■ **Given problem**
In the listing below, find the line with "(0,0) rectangle (1551,568);", then repeat exactly every line from the top through that one.

####################

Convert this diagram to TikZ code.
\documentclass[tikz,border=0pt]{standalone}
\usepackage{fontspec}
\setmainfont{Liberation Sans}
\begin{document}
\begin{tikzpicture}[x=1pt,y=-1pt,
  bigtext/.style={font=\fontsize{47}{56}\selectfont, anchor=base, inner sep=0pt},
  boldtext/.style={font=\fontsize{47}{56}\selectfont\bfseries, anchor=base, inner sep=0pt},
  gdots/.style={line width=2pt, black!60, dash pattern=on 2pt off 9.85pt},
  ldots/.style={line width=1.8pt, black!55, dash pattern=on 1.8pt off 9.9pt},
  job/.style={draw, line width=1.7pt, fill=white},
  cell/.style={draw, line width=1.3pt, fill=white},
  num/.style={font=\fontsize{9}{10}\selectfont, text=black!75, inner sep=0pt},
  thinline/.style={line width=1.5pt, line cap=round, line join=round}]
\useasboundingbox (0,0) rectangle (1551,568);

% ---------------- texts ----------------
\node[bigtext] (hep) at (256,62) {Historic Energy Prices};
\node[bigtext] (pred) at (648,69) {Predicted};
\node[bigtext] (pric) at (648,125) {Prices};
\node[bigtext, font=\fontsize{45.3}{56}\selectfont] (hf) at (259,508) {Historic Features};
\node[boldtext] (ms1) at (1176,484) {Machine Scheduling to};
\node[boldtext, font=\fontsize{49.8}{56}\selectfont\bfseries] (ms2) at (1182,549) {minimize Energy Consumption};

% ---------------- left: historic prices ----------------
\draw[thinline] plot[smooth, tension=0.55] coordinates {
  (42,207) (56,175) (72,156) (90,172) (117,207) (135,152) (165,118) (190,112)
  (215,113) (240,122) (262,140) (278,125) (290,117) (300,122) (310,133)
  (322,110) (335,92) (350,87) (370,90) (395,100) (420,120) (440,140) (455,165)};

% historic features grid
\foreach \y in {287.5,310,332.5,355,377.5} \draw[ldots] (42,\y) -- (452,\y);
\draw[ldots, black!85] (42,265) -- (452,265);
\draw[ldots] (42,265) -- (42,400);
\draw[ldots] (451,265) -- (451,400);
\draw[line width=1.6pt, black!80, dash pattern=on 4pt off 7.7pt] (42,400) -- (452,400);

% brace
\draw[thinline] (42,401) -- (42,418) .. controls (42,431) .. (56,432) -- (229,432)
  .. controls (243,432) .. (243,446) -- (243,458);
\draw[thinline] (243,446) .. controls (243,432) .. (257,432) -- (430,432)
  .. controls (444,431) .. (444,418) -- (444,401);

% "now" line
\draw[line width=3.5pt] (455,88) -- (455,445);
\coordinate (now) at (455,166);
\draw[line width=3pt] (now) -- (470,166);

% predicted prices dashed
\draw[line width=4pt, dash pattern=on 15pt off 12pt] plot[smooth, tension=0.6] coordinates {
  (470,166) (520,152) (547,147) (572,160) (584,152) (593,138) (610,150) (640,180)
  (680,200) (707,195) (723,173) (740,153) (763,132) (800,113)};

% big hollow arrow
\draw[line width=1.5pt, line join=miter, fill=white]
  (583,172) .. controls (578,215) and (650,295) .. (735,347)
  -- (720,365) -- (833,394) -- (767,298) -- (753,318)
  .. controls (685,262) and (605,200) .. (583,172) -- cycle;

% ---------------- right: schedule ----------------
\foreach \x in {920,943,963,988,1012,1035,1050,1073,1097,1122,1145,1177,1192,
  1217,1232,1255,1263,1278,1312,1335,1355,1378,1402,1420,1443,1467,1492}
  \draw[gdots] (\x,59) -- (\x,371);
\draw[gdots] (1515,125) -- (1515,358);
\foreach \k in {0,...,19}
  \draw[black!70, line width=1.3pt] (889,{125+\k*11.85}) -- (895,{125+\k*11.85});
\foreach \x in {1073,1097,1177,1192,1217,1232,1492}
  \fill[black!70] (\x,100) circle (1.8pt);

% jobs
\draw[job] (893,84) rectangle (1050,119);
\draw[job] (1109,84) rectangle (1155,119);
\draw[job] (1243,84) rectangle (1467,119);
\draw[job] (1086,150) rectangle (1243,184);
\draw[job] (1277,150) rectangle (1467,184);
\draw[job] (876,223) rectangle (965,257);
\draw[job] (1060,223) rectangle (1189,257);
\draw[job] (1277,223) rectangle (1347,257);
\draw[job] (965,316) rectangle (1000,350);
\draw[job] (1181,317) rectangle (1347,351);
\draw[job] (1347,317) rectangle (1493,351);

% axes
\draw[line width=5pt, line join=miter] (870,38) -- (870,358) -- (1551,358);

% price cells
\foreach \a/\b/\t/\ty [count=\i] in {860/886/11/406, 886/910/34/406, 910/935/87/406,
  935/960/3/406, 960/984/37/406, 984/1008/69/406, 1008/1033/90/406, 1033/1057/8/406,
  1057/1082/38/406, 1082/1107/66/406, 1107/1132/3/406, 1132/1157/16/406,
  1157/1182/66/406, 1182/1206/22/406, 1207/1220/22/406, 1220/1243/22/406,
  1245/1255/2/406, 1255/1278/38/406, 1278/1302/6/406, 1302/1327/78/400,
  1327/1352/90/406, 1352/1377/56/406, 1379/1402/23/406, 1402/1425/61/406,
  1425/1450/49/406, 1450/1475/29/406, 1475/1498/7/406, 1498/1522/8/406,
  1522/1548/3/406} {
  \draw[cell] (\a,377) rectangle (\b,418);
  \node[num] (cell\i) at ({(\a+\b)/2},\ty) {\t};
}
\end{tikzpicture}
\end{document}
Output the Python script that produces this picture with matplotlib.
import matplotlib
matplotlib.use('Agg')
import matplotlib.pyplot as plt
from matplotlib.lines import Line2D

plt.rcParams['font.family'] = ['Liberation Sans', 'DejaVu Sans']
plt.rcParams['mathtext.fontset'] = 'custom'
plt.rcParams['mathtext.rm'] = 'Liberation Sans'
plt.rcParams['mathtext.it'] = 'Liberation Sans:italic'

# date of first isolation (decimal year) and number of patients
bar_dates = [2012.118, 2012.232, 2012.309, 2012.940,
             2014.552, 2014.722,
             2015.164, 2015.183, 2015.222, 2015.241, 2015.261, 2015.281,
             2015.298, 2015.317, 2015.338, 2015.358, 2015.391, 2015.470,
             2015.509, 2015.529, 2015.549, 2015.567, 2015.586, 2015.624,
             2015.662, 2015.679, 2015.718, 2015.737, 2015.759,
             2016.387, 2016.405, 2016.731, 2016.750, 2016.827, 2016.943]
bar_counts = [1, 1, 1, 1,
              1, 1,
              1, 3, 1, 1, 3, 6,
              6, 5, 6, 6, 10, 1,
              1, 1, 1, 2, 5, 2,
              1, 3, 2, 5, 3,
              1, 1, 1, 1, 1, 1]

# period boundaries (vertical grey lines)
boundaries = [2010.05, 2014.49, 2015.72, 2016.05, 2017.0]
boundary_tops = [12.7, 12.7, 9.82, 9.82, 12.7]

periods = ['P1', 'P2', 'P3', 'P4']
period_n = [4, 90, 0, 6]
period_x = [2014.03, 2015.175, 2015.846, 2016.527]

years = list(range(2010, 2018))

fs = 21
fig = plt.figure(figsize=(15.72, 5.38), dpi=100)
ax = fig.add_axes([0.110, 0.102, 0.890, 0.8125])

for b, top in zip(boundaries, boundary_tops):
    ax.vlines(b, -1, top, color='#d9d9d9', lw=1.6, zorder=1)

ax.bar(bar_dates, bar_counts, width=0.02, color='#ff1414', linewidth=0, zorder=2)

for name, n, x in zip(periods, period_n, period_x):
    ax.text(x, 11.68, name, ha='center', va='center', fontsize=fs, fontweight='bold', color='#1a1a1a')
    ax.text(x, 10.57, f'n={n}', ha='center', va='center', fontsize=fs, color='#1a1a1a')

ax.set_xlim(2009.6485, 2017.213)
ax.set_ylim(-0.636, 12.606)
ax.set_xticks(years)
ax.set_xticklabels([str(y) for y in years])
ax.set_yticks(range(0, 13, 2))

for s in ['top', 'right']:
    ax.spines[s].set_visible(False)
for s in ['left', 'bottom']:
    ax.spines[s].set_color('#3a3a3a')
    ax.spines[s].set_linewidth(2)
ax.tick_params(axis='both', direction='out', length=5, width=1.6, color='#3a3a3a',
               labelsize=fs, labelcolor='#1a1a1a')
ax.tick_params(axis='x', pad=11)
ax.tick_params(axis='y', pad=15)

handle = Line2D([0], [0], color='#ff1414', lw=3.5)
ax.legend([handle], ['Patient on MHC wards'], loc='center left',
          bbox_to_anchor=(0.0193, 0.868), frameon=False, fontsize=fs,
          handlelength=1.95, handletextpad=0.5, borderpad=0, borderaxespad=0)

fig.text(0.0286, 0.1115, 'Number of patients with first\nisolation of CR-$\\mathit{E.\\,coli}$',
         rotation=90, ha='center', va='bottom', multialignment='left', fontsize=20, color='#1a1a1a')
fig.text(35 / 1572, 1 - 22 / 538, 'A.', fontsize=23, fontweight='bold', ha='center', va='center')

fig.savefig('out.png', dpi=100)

####################

■ **Solution to this exercise**
Convert this diagram to TikZ code.
\documentclass[tikz,border=0pt]{standalone}
\usepackage{fontspec}
\setmainfont{Liberation Sans}
\begin{document}
\begin{tikzpicture}[x=1pt,y=-1pt,
  bigtext/.style={font=\fontsize{47}{56}\selectfont, anchor=base, inner sep=0pt},
  boldtext/.style={font=\fontsize{47}{56}\selectfont\bfseries, anchor=base, inner sep=0pt},
  gdots/.style={line width=2pt, black!60, dash pattern=on 2pt off 9.85pt},
  ldots/.style={line width=1.8pt, black!55, dash pattern=on 1.8pt off 9.9pt},
  job/.style={draw, line width=1.7pt, fill=white},
  cell/.style={draw, line width=1.3pt, fill=white},
  num/.style={font=\fontsize{9}{10}\selectfont, text=black!75, inner sep=0pt},
  thinline/.style={line width=1.5pt, line cap=round, line join=round}]
\useasboundingbox (0,0) rectangle (1551,568);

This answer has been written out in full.